- Born: New York, US
- Spouse: Roger Blumenthal ​(m. 1997)​

Academic background
- Education: BA, Biology, 1986, Harvard College M.S., Epidemiology, 1994, Harvard T.H. Chan School of Public Health MD, 1990, Columbia University Vagelos College of Physicians and Surgeons

Academic work
- Institutions: Johns Hopkins University Johns Hopkins Hospital

= Wendy S. Post =

American cardiologist

Wendy Susan Post is an American cardiologist. She is the Director of Cardiovascular Research for the Division of Cardiology and Director of Research for the Hopkins Cardiovascular Fellowship Training Program.

==Early life and education==
Post was born in New York to HR executive Paula and dentist Arthur S. Post. She graduated from Harvard University with a Bachelor of Science degree in Biology and Master's degree in public health before earning her Medical degree from Columbia University. While completing her medical training at Johns Hopkins University, Post married Roger Blumenthal.

==Career==

Post led research published in 1999 on the effects of estrogen in preventing heart disease in post-menopausal women.

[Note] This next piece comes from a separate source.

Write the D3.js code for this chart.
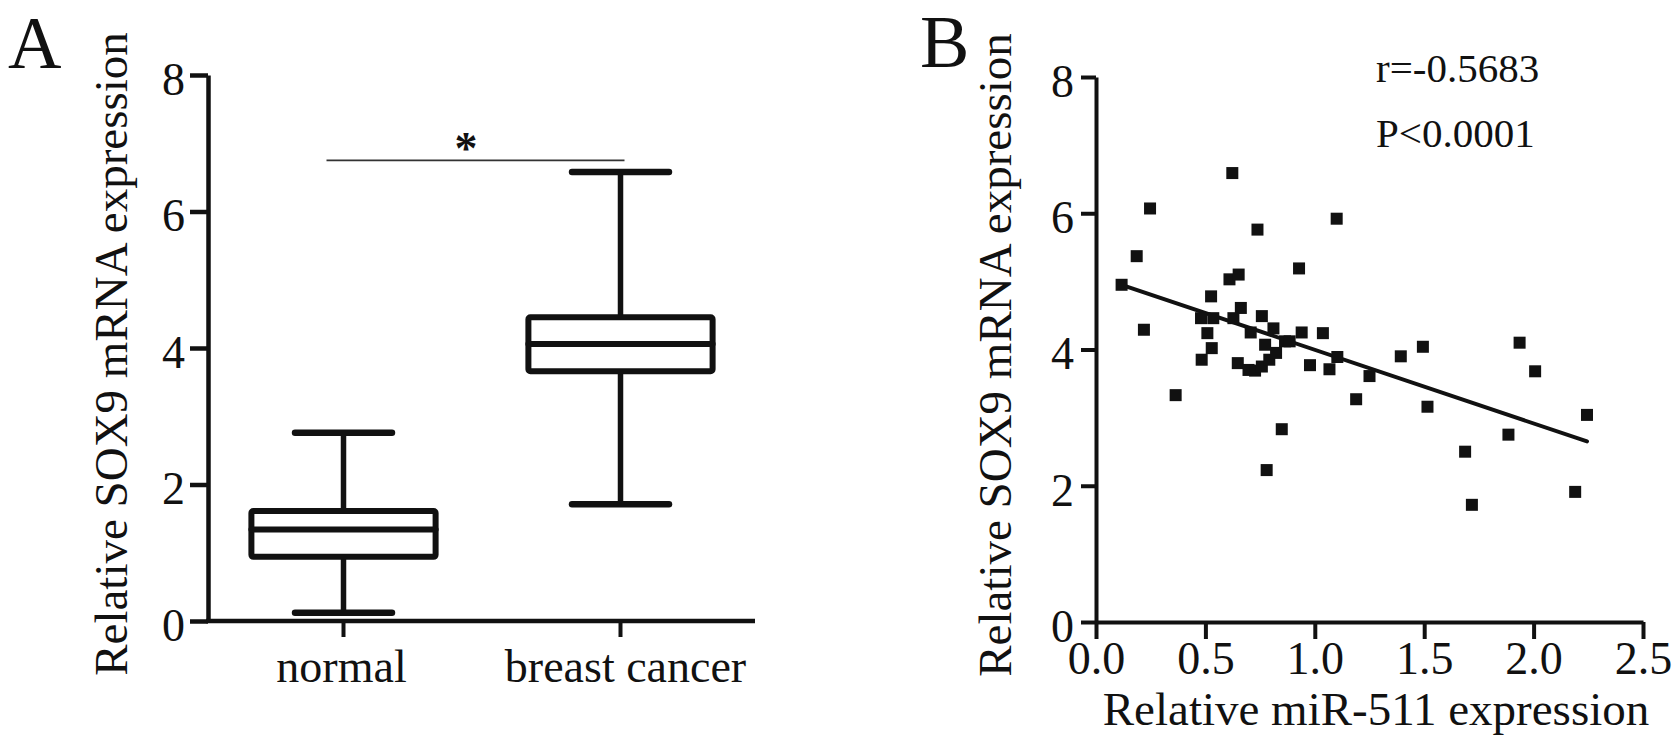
<!DOCTYPE html>
<html>
<head>
<meta charset="utf-8">
<script src="https://cdn.jsdelivr.net/npm/d3@7/dist/d3.min.js"></script>
<style>
  html, body { margin: 0; padding: 0; background: #fff; }
  svg { display: block; }
  text { font-family: "Liberation Serif", "Times New Roman", serif; fill: #111; }
</style>
</head>
<body>
<svg id="chart" width="1677" height="738"></svg>
<script>
// ---------- data ----------
const boxCategories = ["normal", "breast cancer"];
const boxMin    = [0.12, 1.71];
const boxQ1     = [0.94, 3.66];
const boxMedian = [1.34, 4.06];
const boxQ3     = [1.61, 4.45];
const boxMax    = [2.76, 6.58];
const sigLevel  = 6.75;
const sigLabel  = "*";

const yTickValues  = [0, 2, 4, 6, 8];
const xTickValuesB = [0.0, 0.5, 1.0, 1.5, 2.0, 2.5];

const mirX = [0.117, 0.186, 0.247, 0.219, 0.364, 0.623, 0.738, 0.928, 0.526, 0.610,
              0.652, 0.480, 0.536, 0.509, 0.529, 0.483, 0.662, 0.628, 0.707, 0.758,
              0.811, 0.773, 0.864, 0.885, 0.648, 0.697, 0.727, 0.758, 0.792, 0.823,
              0.849, 0.780, 0.940, 0.978, 1.037, 1.067, 1.103, 1.250, 1.189, 1.393,
              1.494, 1.515, 1.687, 1.718, 1.936, 2.007, 1.885, 2.244, 2.190, 1.100];
const soxY = [4.95, 5.37, 6.07, 4.29, 3.33, 6.59, 5.76, 5.19, 4.78, 5.03,
              5.10, 4.46, 4.46, 4.24, 4.02, 3.85, 4.61, 4.46, 4.25, 4.49,
              4.31, 4.07, 4.12, 4.12, 3.80, 3.70, 3.69, 3.75, 3.85, 3.95,
              2.83, 2.23, 4.25, 3.77, 4.24, 3.71, 3.89, 3.61, 3.27, 3.90,
              4.04, 3.16, 2.50, 1.72, 4.10, 3.68, 2.75, 3.04, 1.91, 5.92];
const fitX = [0.117, 2.244];
const fitY = [4.95, 2.65];
const statLines = ["r=-0.5683", "P<0.0001"];

// ---------- drawing ----------
const svg = d3.select("#chart");
const ink = "#111";
const FS = 46;

// ===== Panel A =====
const gA = svg.append("g");
const yA = d3.scaleLinear().domain([0, 8]).range([621, 75]);
const xA = d3.scaleBand().domain(boxCategories).range([205, 759]);

gA.append("text").attr("x", 8).attr("y", 68).style("font-size", "74px").text("A");

const axA = gA.append("g").attr("transform", "translate(208,0)")
  .call(d3.axisLeft(yA).tickValues(yTickValues).tickSize(18).tickPadding(5).tickSizeOuter(0).tickFormat(d3.format("d")));
axA.selectAll("path,line").attr("stroke", ink).attr("stroke-width", 4.5);
axA.selectAll("text").style("font-size", FS + "px").attr("dy", "0.42em").style("font-family", null);

const axAx = gA.append("g").attr("transform", "translate(0,621)")
  .call(d3.axisBottom(xA).tickSize(16).tickPadding(12).tickSizeOuter(0));
axAx.select(".domain").remove();
axAx.selectAll("line").attr("stroke", ink).attr("stroke-width", 4);
axAx.selectAll("text").style("font-size", FS + "px").attr("dy", "0.72em")
  .attr("dx", (d, i) => i === 1 ? 5 : -2).style("font-family", null);
gA.append("line").attr("x1", 206).attr("x2", 755).attr("y1", 621).attr("y2", 621)
  .attr("stroke", ink).attr("stroke-width", 4.5);

gA.append("text")
  .attr("transform", "translate(127,354) rotate(-90)")
  .attr("text-anchor", "middle").style("font-size", "47px")
  .text("Relative SOX9 mRNA expression");

const bw = xA.bandwidth();
boxCategories.forEach((c, i) => {
  const cx = xA(c) + bw / 2;
  const g = gA.append("g").attr("stroke", ink).attr("fill", "none").attr("stroke-linecap", "round").attr("stroke-linejoin", "round");
  // whiskers
  g.append("line").attr("x1", cx).attr("x2", cx).attr("y1", yA(boxMax[i])).attr("y2", yA(boxQ3[i])).attr("stroke-width", 5.5);
  g.append("line").attr("x1", cx).attr("x2", cx).attr("y1", yA(boxQ1[i])).attr("y2", yA(boxMin[i])).attr("stroke-width", 5.5);
  // caps
  const cw = bw * 0.35;
  [boxMax[i], boxMin[i]].forEach(v => {
    g.append("line").attr("x1", cx - cw / 2).attr("x2", cx + cw / 2).attr("y1", yA(v)).attr("y2", yA(v)).attr("stroke-width", 6.5);
  });
  // box
  const bxw = bw * 0.665;
  g.append("rect").attr("x", cx - bxw / 2).attr("width", bxw)
    .attr("y", yA(boxQ3[i])).attr("height", yA(boxQ1[i]) - yA(boxQ3[i]))
    .attr("fill", "#fff").attr("stroke-width", 6).attr("rx", 2);
  g.append("line").attr("x1", cx - bxw / 2).attr("x2", cx + bxw / 2)
    .attr("y1", yA(boxMedian[i])).attr("y2", yA(boxMedian[i])).attr("stroke-width", 6);
});

// significance bar
const c0 = xA(boxCategories[0]) + bw / 2, c1 = xA(boxCategories[1]) + bw / 2;
gA.append("line").attr("x1", c0 - 17).attr("x2", c1 + 4)
  .attr("y1", yA(sigLevel)).attr("y2", yA(sigLevel)).attr("stroke", "#333").attr("stroke-width", 1.8);
gA.append("text").attr("x", 466).attr("y", yA(sigLevel) + 4)
  .attr("text-anchor", "middle").style("font-size", "46px").style("font-weight", "bold").text(sigLabel);

// ===== Panel B =====
const gB = svg.append("g");
const yB = d3.scaleLinear().domain([0, 8]).range([622, 77]);
const xB = d3.scaleLinear().domain([0, 2.5]).range([1096, 1643]);

gB.append("text").attr("x", 920).attr("y", 67).style("font-size", "74px").text("B");

const axB = gB.append("g").attr("transform", "translate(1096,0)")
  .call(d3.axisLeft(yB).tickValues(yTickValues).tickSize(15).tickPadding(7).tickSizeOuter(0).tickFormat(d3.format("d")));
axB.selectAll("path,line").attr("stroke", ink).attr("stroke-width", 4);
axB.selectAll("text").style("font-size", FS + "px").attr("dy", "0.42em").style("font-family", null);

const axBx = gB.append("g").attr("transform", "translate(0,622)")
  .call(d3.axisBottom(xB).tickValues(xTickValuesB).tickSize(17).tickPadding(2).tickSizeOuter(0).tickFormat(d3.format(".1f")));
axBx.selectAll("path,line").attr("stroke", ink).attr("stroke-width", 4);
axBx.selectAll("text").style("font-size", FS + "px").attr("dy", "0.72em").style("font-family", null);

gB.append("text")
  .attr("transform", "translate(1011,355) rotate(-90)")
  .attr("text-anchor", "middle").style("font-size", "47px")
  .text("Relative SOX9 mRNA expression");
gB.append("text").attr("x", 1376).attr("y", 725)
  .attr("text-anchor", "middle").style("font-size", "47px")
  .text("Relative miR-511 expression");

// fit line
gB.append("line")
  .attr("x1", xB(fitX[0])).attr("y1", yB(fitY[0]))
  .attr("x2", xB(fitX[1])).attr("y2", yB(fitY[1]))
  .attr("stroke", ink).attr("stroke-width", 4).attr("stroke-linecap", "round");

// points
const ms = 12;
gB.append("g").selectAll("rect").data(mirX.map((x, i) => [x, soxY[i]])).join("rect")
  .attr("x", d => xB(d[0]) - ms / 2).attr("y", d => yB(d[1]) - ms / 2)
  .attr("width", ms).attr("height", ms).attr("fill", ink);

// stats
statLines.forEach((s, i) => {
  gB.append("text").attr("x", 1376).attr("y", 82 + i * 65).style("font-size", "41px").text(s);
});
</script>
</body>
</html>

Post was appointed to associate faculty at the Welch Center for Prevention, Epidemiology, and Clinical Research, at Johns Hopkins University (JHU). In June 2013, Post was appointed to the rank of Full professor and she co-led the first large-scale genome-wide association study to uncover a genetic link to aortic valve calcification. The study she led discovered that lipoprotein levels and common genetic variants in LPA lead to aortic valve calcification and aortic stenosis. The following year, she studied the presence and extent of plaque in the arteries of over 1,000 males to show a link between HIV infection and coronary artery disease. Post also continued to serve as the principal investigator for the Hopkins Field Center for the Multi-Ethnic Study of Atherosclerosis (MESA) and was elected to the American Society for Clinical Investigation.

In 2017, Post was selected to join the inaugural group of the Mary Elizabeth Garrett Executive Leadership for Women Faculty Program. The following year, she was also selected to be Director of Cardiovascular Research for the entire Division of Cardiology at JHU.